We are bashing on with our very popular collections of Pre-Code horror comics. The next one is Jay Disbrow’s Monster Invasion. Jay’s out-there style in his 1950s horror comics is like the bat-crazy Fletcher Hanks or Basil Wolverton outsider comic art. Jay is one of the small handful of Golden Age artists still with us and I was privileged to sit down with him and interview him for this book.
The Weird Love collections of kookie romance comics of the 1950s and ‘60s are our favorite project to work on.
Steve Banes has combined our vintage Pre-Code horror comics and romance comics collections, Haunted Horror and Weird Love, into the unholy spawn of the two titles: Haunted Love.
The Haunted Love hardback from Yoe Books/IDW will be out for that horror-love holiday, Valentines Day!

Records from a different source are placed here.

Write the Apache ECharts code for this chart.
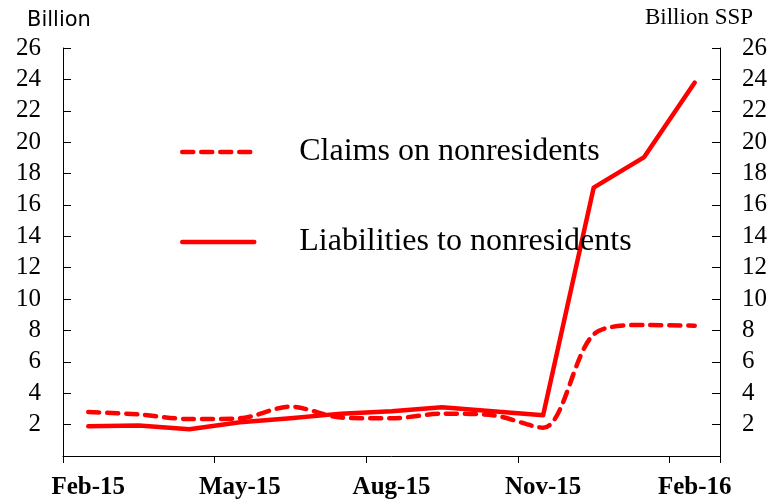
<!DOCTYPE html>
<html>
<head>
<meta charset="utf-8">
<script src="https://cdn.jsdelivr.net/npm/echarts@6/dist/echarts.min.js"></script>
<style>
  html, body { margin: 0; padding: 0; background: #fff; }
  #chart { width: 782px; height: 504px; }
</style>
</head>
<body>
<div id="chart"></div>
<script>
// monthly, Feb-15 .. Feb-16
const months = ['Feb-15', 'Mar-15', 'Apr-15', 'May-15', 'Jun-15', 'Jul-15', 'Aug-15',
  'Sep-15', 'Oct-15', 'Nov-15', 'Dec-15', 'Jan-16', 'Feb-16']
const claims = [2.8, 2.65, 2.35, 2.4, 3.15, 2.45, 2.4, 2.7, 2.6, 1.8, 7.75, 8.35, 8.3]
const liabilities = [1.9, 1.95, 1.7, 2.15, 2.4, 2.7, 2.85, 3.1, 2.85, 2.6, 17.1, 19.05, 23.8]

const serif = '"Liberation Serif", "Times New Roman", serif'
const red = '#ff0000'
const dash = [11, 8]

const chart = echarts.init(document.getElementById('chart'))

const valueAxis = (pos) => ({
  type: 'value',
  position: pos,
  min: 0,
  max: 26,
  interval: 2,
  splitLine: { show: false },
  axisLine: { show: true, lineStyle: { color: '#000', width: 1 } },
  axisTick: { show: true, inside: true, length: 8, lineStyle: { color: '#000' } },
  axisLabel: {
    showMinLabel: false,
    margin: 22,
    fontFamily: serif,
    fontSize: 25,
    color: '#000',
  },
})

chart.setOption({
  animation: false,
  title: [
    {
      text: 'Billion',
      left: 27,
      top: 10,
      padding: 0,
      textStyle: { fontFamily: '"DejaVu Sans", sans-serif', fontSize: 21, fontWeight: 'normal', color: '#000' },
    },
    {
      text: 'Billion SSP',
      right: 29,
      top: 6,
      padding: 0,
      textStyle: { fontFamily: serif, fontSize: 23, fontWeight: 'normal', color: '#000' },
    },
  ],
  grid: { left: 63, right: 62, top: 48, bottom: 48, containLabel: false },
  legend: {
    orient: 'vertical',
    left: 175,
    top: 131,
    itemWidth: 72,
    itemHeight: 32,
    itemGap: 58,
    textStyle: { fontFamily: serif, fontSize: 32, lineHeight: 32, color: '#000', padding: [0, 0, 0, 40] },
    data: [
      {
        name: 'Claims on nonresidents',
        itemStyle: { opacity: 0 },
        lineStyle: { color: red, width: 4.5, type: dash, cap: 'round' },
      },
      {
        name: 'Liabilities to nonresidents',
        itemStyle: { opacity: 0 },
        lineStyle: { color: red, width: 4.5, cap: 'round' },
      },
    ],
  },
  xAxis: {
    type: 'category',
    data: months,
    boundaryGap: true,
    axisLine: { lineStyle: { color: '#000', width: 1 } },
    axisTick: { show: true, interval: 2, length: 7, lineStyle: { color: '#000' } },
    axisLabel: {
      interval: 2,
      margin: 19,
      fontFamily: serif,
      fontSize: 25,
      fontWeight: 'bold',
      color: '#000',
    },
  },
  yAxis: [valueAxis('left'), valueAxis('right')],
  series: [
    {
      name: 'Claims on nonresidents',
      type: 'line',
      data: claims,
      symbol: 'none',
      smooth: 0.3,
      lineStyle: { color: red, width: 4.5, type: dash, cap: 'round' },
      itemStyle: { color: red },
    },
    {
      name: 'Liabilities to nonresidents',
      type: 'line',
      data: liabilities,
      symbol: 'none',
      lineStyle: { color: red, width: 4.5, cap: 'round', join: 'round' },
      itemStyle: { color: red },
    },
  ],
})
</script>
</body>
</html>
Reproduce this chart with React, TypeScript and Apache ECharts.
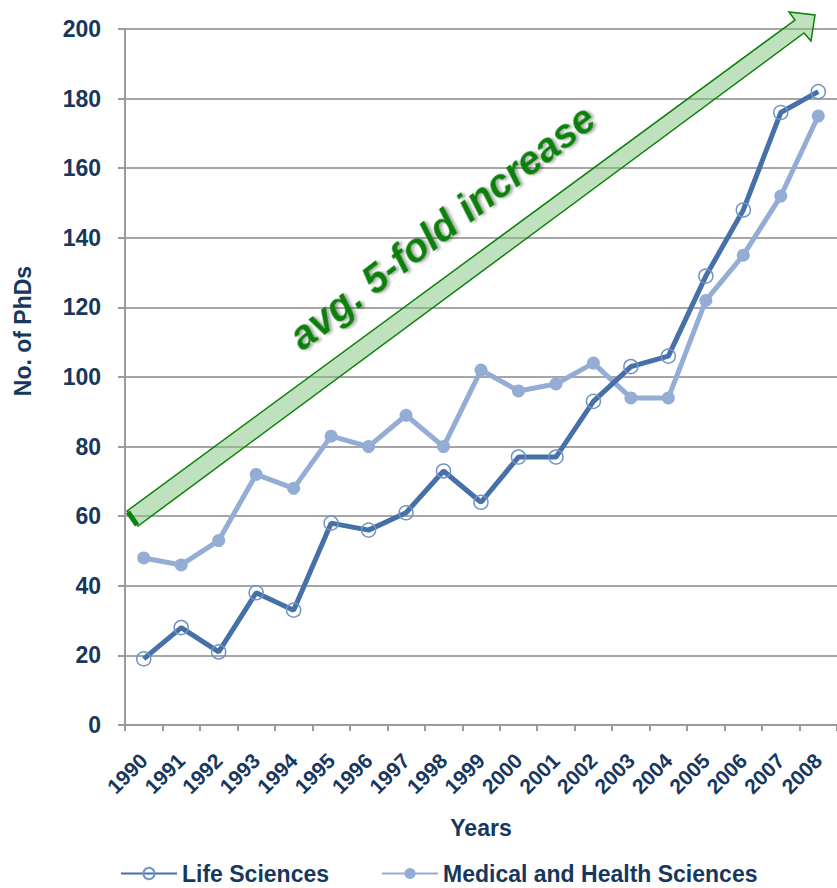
import React, { useEffect, useRef } from "react";
import * as echarts from "echarts";

const years = ["1990","1991","1992","1993","1994","1995","1996","1997","1998","1999","2000","2001","2002","2003","2004","2005","2006","2007","2008"];
const lifeSciences = [19, 28, 21, 38, 33, 58, 56, 61, 73, 64, 77, 77, 93, 103, 106, 129, 148, 176, 182];
const medicalHealth = [48, 46, 53, 72, 68, 83, 80, 89, 80, 102, 96, 98, 104, 94, 94, 122, 135, 152, 175];
const seriesNames = ["Life Sciences", "Medical and Health Sciences"];
const yAxisTitle = "No. of PhDs";
const xAxisTitle = "Years";
const annotationText = "avg. 5-fold increase";

const NAVY = "#17375E";
const FONT = "'Liberation Sans', Arial, sans-serif";

export default function App() {
  const ref = useRef<HTMLDivElement>(null);
  useEffect(() => {
    document.body.style.margin = "0";
    const chart = echarts.init(ref.current!, null, { renderer: "svg" });
    chart.setOption({
      animation: false,
      backgroundColor: "#ffffff",
      textStyle: { fontFamily: FONT },
      grid: { left: 125, right: 0, top: 29, bottom: 163, containLabel: false },
      legend: {
        data: seriesNames,
        left: 120,
        top: 862,
        padding: 0,
        itemWidth: 56,
        itemHeight: 14,
        itemGap: 52,
        textStyle: { fontFamily: FONT, fontWeight: "bold", fontSize: 23, lineHeight: 20, color: NAVY },
      },
      xAxis: {
        type: "category",
        data: years,
        boundaryGap: true,
        name: xAxisTitle,
        nameLocation: "middle",
        nameGap: 91,
        nameTextStyle: { fontFamily: FONT, fontWeight: "bold", fontSize: 23, color: NAVY },
        axisLine: { lineStyle: { color: "#9a9a9a", width: 2 } },
        axisTick: { show: true, length: 6, lineStyle: { color: "#9a9a9a", width: 2 }, alignWithLabel: false },
        axisLabel: { rotate: 45, margin: 32, fontFamily: FONT, fontWeight: "bold", fontSize: 21, color: NAVY, interval: 0 },
      },
      yAxis: {
        type: "value",
        min: 0,
        max: 200,
        interval: 20,
        axisLine: { show: true, lineStyle: { color: "#9a9a9a", width: 2 } },
        axisTick: { show: true, inside: false, length: 7, lineStyle: { color: "#9a9a9a", width: 2 } },
        axisLabel: { margin: 24, fontFamily: FONT, fontWeight: "bold", fontSize: 23, color: NAVY },
        splitLine: { show: true, lineStyle: { color: "#a6a6a6", width: 2 } },
      },
      series: [
        {
          name: seriesNames[1],
          type: "line",
          data: medicalHealth,
          symbol: "circle",
          symbolSize: 13,
          z: 2,
          lineStyle: { color: "#94ADD5", width: 5 },
          itemStyle: { color: "#94ADD5" },
        },
        {
          name: seriesNames[0],
          type: "line",
          data: lifeSciences,
          symbol: "circle",
          symbolSize: 14,
          z: 3,
          lineStyle: { color: "#4570A8", width: 5 },
          itemStyle: { color: "rgba(255,255,255,0)", borderColor: "#7094C6", borderWidth: 1.5 },
        },
      ],
      graphic: [
        {
          type: "text",
          x: 23,
          y: 331,
          rotation: Math.PI / 2,
          style: {
            text: yAxisTitle,
            fill: NAVY,
            font: `bold 23px ${FONT}`,
            align: "center",
            verticalAlign: "middle",
          },
        },
        {
          type: "polygon",
          z: 100,
          shape: {
            points: [
              [127, 511], [795, 20], [789, 12], [815, 15], [811, 41], [804, 33], [138, 526],
            ],
          },
          style: { fill: "rgba(130,195,125,0.5)", stroke: "#0B800B", lineWidth: 1.5 },
        },
        {
          type: "line",
          z: 101,
          shape: { x1: 128, y1: 512, x2: 137, y2: 525 },
          style: { stroke: "#0B800B", lineWidth: 5 },
        },
        {
          type: "text",
          z: 102,
          x: 442,
          y: 227,
          rotation: 0.655,
          style: {
            text: annotationText,
            fill: "#0F7F0F",
            font: `italic bold 40px ${FONT}`,
            align: "center",
            verticalAlign: "middle",
            textShadowColor: "rgba(0,0,0,0.35)",
            textShadowBlur: 3,
            textShadowOffsetX: 2,
            textShadowOffsetY: 2,
          },
        },
      ],
    });
    return () => chart.dispose();
  }, []);
  return <div ref={ref} style={{ width: 837, height: 888 }} />;
}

Popeye, the ORIGINAL super weird hero, gloriously sails on every month. Bud Sagendorf was an adventure and humor genius with his own surrealism and it’s wonderful that people are discovering his delightful comics.
Mike Howlett is coming up with some more ideas for us to follow his way-cool recent Snake Tales collection of retro horror comics.
And then we’re totally stoked about our first OGN, original graphic novel, coming up: the brilliant, award-winning illustrator Dave Calver has created a full-color graphic novel, Limbo Lounge, that matches our publishing sensibilities with his surreal, unusual, quite different approach! It’s gonna kill! People are going to love it! Dave’s book will be the strong launch of our YoeGN line with Top Shelf and IDW.
We’re talking to other cool-ass writers and artists now about other titles for this new Yoe Books-style Graphic Novel initiative. It’s uber-exciting!
What are you currently geeking out over?
Stefan, putting together books of cool comics with Clizia and raising our adorable kids takes all my time except when I’m Little Craig Yoe in Slumberland. I have no energy for anything else.
I’m into reproduction: making kids and books about comics is my whole life from dawn to dusk 24/7/365. I know this is super weird, but I love it!